Big Data for 21st Century Economic Statistics


I earlier posted here when the call for papers was announced for the NBER's CRIW meeting on Big Data for 21st Century Economic Statistics. The wheels have been turning, and the meeting will soon transpire. The program is here, with links to papers. [For general info on the CRIW's impressive contributions over the decades, see here.]

Wednesday, February 20, 2019

Modified CRLB with Differential Privacy

It turns out that with differential privacy the Cramer-Rao lower bound (CRLB) is not achievable (too bad for MLE), but you can figure out what *is* achievable, and find estimators that do the trick. (See the interesting talk here by Feng Ruan, and the associated papers on his web site.) The key point is that estimation efficiency is degraded by privacy. The new frontier seems to me to be this: Let's go beyond stark "privacy" or "no privacy" situations, because in reality there is a spectrum of "epsilon-strengths" of "epsilon-differential" privacy.  (Right?)  Then there is a tension: I like privacy, but I also like estimation efficiency, and the two trade off against each other. So there is a choice to be made, and the optimum depends on preferences.
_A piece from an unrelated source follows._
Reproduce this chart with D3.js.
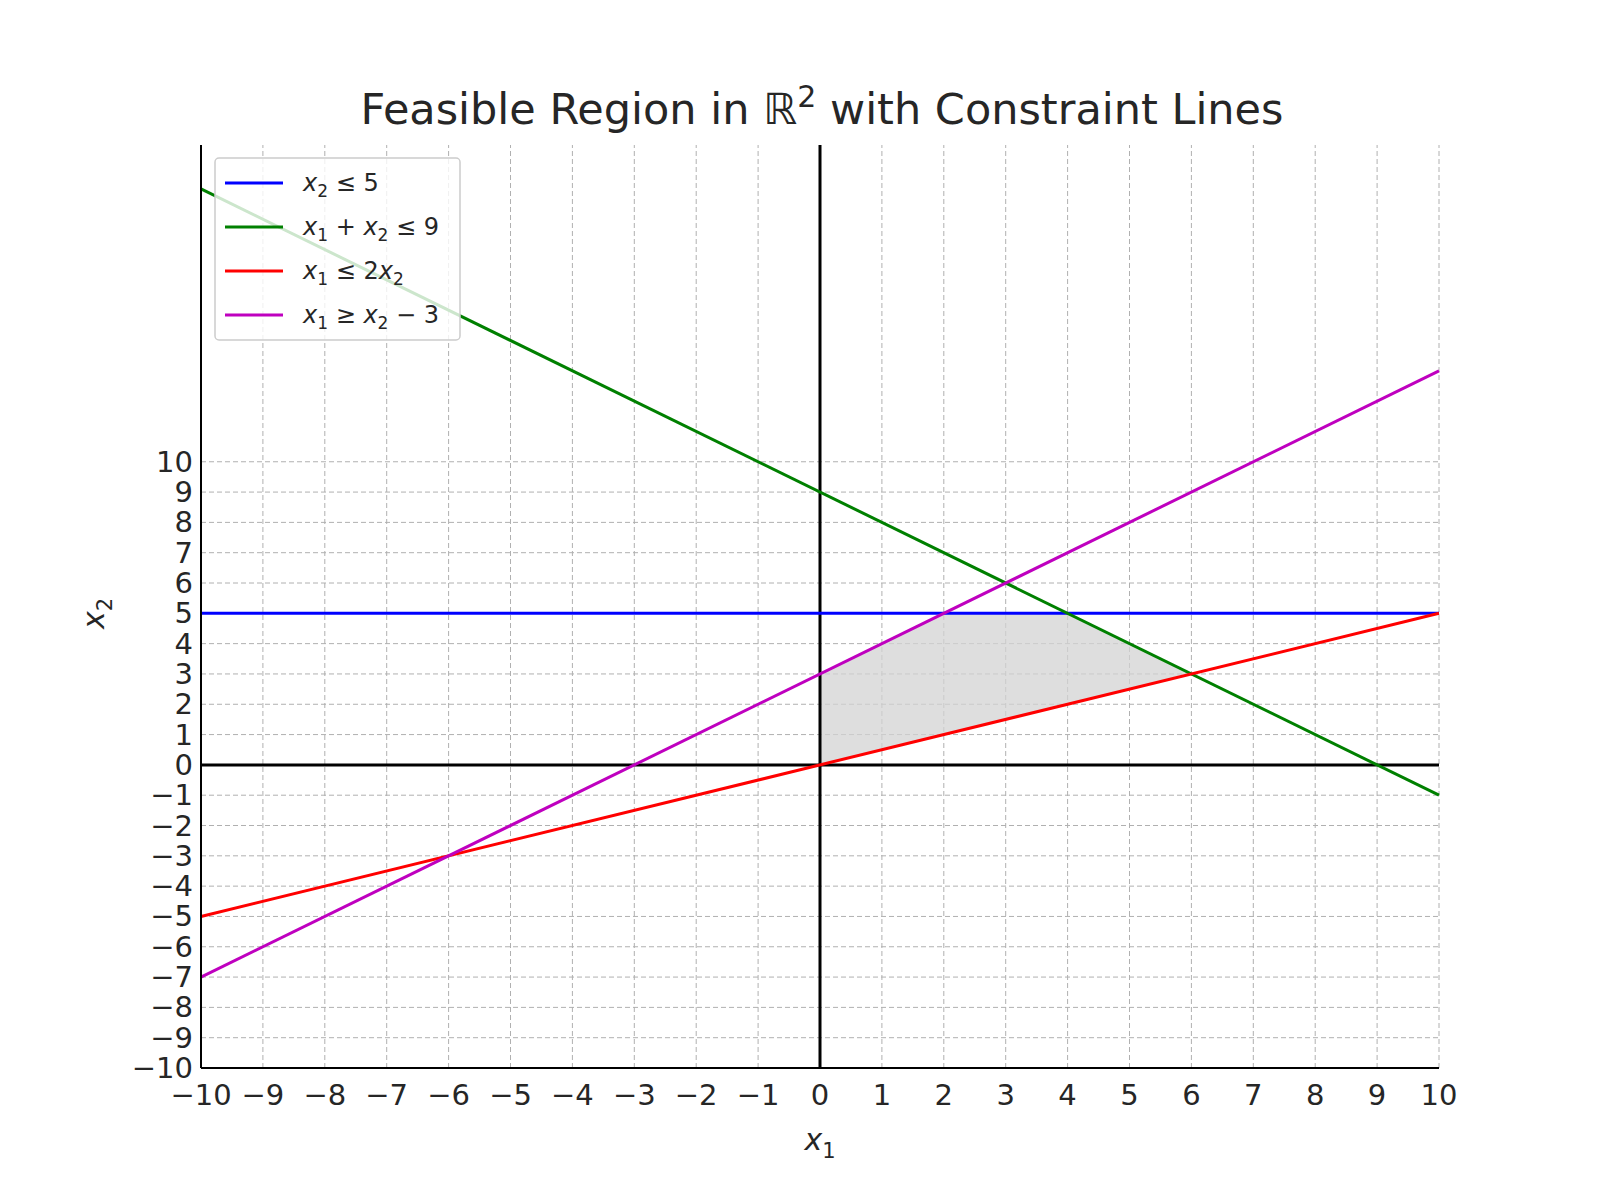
<!DOCTYPE html>
<html><head><meta charset="utf-8">
<script src="https://cdn.jsdelivr.net/npm/d3@7"></script>
<style>body{margin:0;background:#fff}text{font-family:"DejaVu Sans",sans-serif;fill:#262626}</style>
</head><body><svg id="c" width="1600" height="1200"></svg>
<script>
// data
var xTicks = d3.range(-10, 11);
var yTicks = d3.range(-10, 11);
var lineNames = ["blue", "green", "red", "magenta"];
var lineColors = ["#0000ff", "#008000", "#ff0000", "#bf00bf"];
// each line as two endpoints at x=-10 and x=10
var lineStart = [[-10, 5], [-10, 19], [-10, -5], [-10, -7]];
var lineEnd = [[10, 5], [10, -1], [10, 5], [10, 13]];
var feasible = [[0, 0], [0, 3], [2, 5], [4, 5], [6, 3]];

var svg = d3.select("#c");
var x = d3.scaleLinear().domain([-10, 10]).range([201, 1439]);
var y = d3.scaleLinear().domain([-10, 20.45]).range([1068, 145]);

// grid
svg.append("g").selectAll("line").data(xTicks).enter().append("line")
    .attr("x1", d => x(d)).attr("x2", d => x(d)).attr("y1", y(-10)).attr("y2", y(20.45))
    .attr("stroke", "#b0b0b0").attr("stroke-dasharray", "5,3").attr("stroke-width", 1);
svg.append("g").selectAll("line").data(yTicks).enter().append("line")
    .attr("y1", d => y(d)).attr("y2", d => y(d)).attr("x1", x(-10)).attr("x2", x(10))
    .attr("stroke", "#b0b0b0").attr("stroke-dasharray", "5,3").attr("stroke-width", 1);

// feasible region
svg.append("path")
    .attr("d", "M" + feasible.map(d => x(d[0]) + "," + y(d[1])).join("L") + "Z")
    .attr("fill", "#d3d3d3").attr("opacity", 0.75);

// zero axes
svg.append("line").attr("x1", x(-10)).attr("x2", x(10)).attr("y1", y(0)).attr("y2", y(0))
    .attr("stroke", "#000").attr("stroke-width", 3);
svg.append("line").attr("x1", x(0)).attr("x2", x(0)).attr("y1", y(-10)).attr("y2", y(20.45))
    .attr("stroke", "#000").attr("stroke-width", 3);

// constraint lines
lineNames.forEach(function(n, i) {
    svg.append("line").attr("x1", x(lineStart[i][0])).attr("y1", y(lineStart[i][1]))
        .attr("x2", x(lineEnd[i][0])).attr("y2", y(lineEnd[i][1]))
        .attr("stroke", lineColors[i]).attr("stroke-width", 3);
});

// spines
svg.append("line").attr("x1", x(-10)).attr("x2", x(-10)).attr("y1", y(-10)).attr("y2", y(20.45)).attr("stroke", "#000").attr("stroke-width", 2);
svg.append("line").attr("x1", x(-10)).attr("x2", x(10)).attr("y1", y(-10)).attr("y2", y(-10)).attr("stroke", "#000").attr("stroke-width", 2);

// tick labels
var fmt = d => d < 0 ? "\u2212" + (-d) : "" + d;
svg.append("g").selectAll("text").data(xTicks).enter().append("text")
    .attr("x", d => x(d)).attr("y", y(-10) + 37).attr("text-anchor", "middle")
    .attr("font-size", 29).text(fmt);
svg.append("g").selectAll("text").data(yTicks).enter().append("text")
    .attr("x", x(-10) - 8).attr("y", d => y(d) + 10).attr("text-anchor", "end")
    .attr("font-size", 29).text(fmt);

// labels
svg.append("text").attr("x", 822).attr("y", 124).attr("text-anchor", "middle").attr("font-size", 43)
    .html('Feasible Region in \u211D<tspan dy="-17" font-size="30">2</tspan><tspan dy="17"> with Constraint Lines</tspan>');
svg.append("text").attr("x", x(0)).attr("y", 1150).attr("text-anchor", "middle").attr("font-size", 30).attr("font-style", "italic")
    .html('x<tspan dy="8" font-size="21" font-style="normal">1</tspan>');
svg.append("text").attr("transform", "translate(104," + y(5) + ") rotate(-90)").attr("text-anchor", "middle").attr("font-size", 30).attr("font-style", "italic")
    .html('x<tspan dy="8" font-size="21" font-style="normal">2</tspan>');

// legend
var legendLabels = [
    'x<tspan dy="6" font-size="17" font-style="normal">2</tspan><tspan dy="-6" font-style="normal"> \u2264 5</tspan>',
    'x<tspan dy="6" font-size="17" font-style="normal">1</tspan><tspan dy="-6" font-style="normal"> + </tspan>x<tspan dy="6" font-size="17" font-style="normal">2</tspan><tspan dy="-6" font-style="normal"> \u2264 9</tspan>',
    'x<tspan dy="6" font-size="17" font-style="normal">1</tspan><tspan dy="-6" font-style="normal"> \u2264 2</tspan>x<tspan dy="6" font-size="17" font-style="normal">2</tspan>',
    'x<tspan dy="6" font-size="17" font-style="normal">1</tspan><tspan dy="-6" font-style="normal"> \u2265 </tspan>x<tspan dy="6" font-size="17" font-style="normal">2</tspan><tspan dy="-6" font-style="normal"> \u2212 3</tspan>'
];
var lg = svg.append("g").attr("transform", "translate(215,158)");
lg.append("rect").attr("width", 245).attr("height", 182).attr("rx", 4)
    .attr("fill", "#fff").attr("fill-opacity", 0.8).attr("stroke", "#ccc").attr("stroke-width", 1.5);
lineNames.forEach(function(n, i) {
    var yy = 25 + i * 44;
    lg.append("line").attr("x1", 10).attr("x2", 68).attr("y1", yy).attr("y2", yy)
        .attr("stroke", lineColors[i]).attr("stroke-width", 3);
    lg.append("text").attr("x", 88).attr("y", yy + 8).attr("font-size", 24).attr("font-style", "italic").html(legendLabels[i]);
});
</script></body></html>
Tuesday, February 19, 2019

Berk-Nash Equilibrium and Pseudo MLE

The Berk-White statistics/econometrics tradition is alive and well, appearing now as Berk-Nash equilibrium in cutting-edge economic theory. See for example Kevin He's Harvard job-market paper here and the references therein, and the slides from yesterday's lunch talk by my Penn colleague Yuichi Yamamoto. But the connection between Berk-Nash equilibrium of economic theory and KLIC-minimizing pseudo-MLE of econometric theory is under-developed. When the Berk-Nash people get better acquainted with Berk-White people, good things may happen. Effectively Yuichi is pushing in that direction, working toward characterizing log-run behavior of likelihood maximizers rather than beliefs.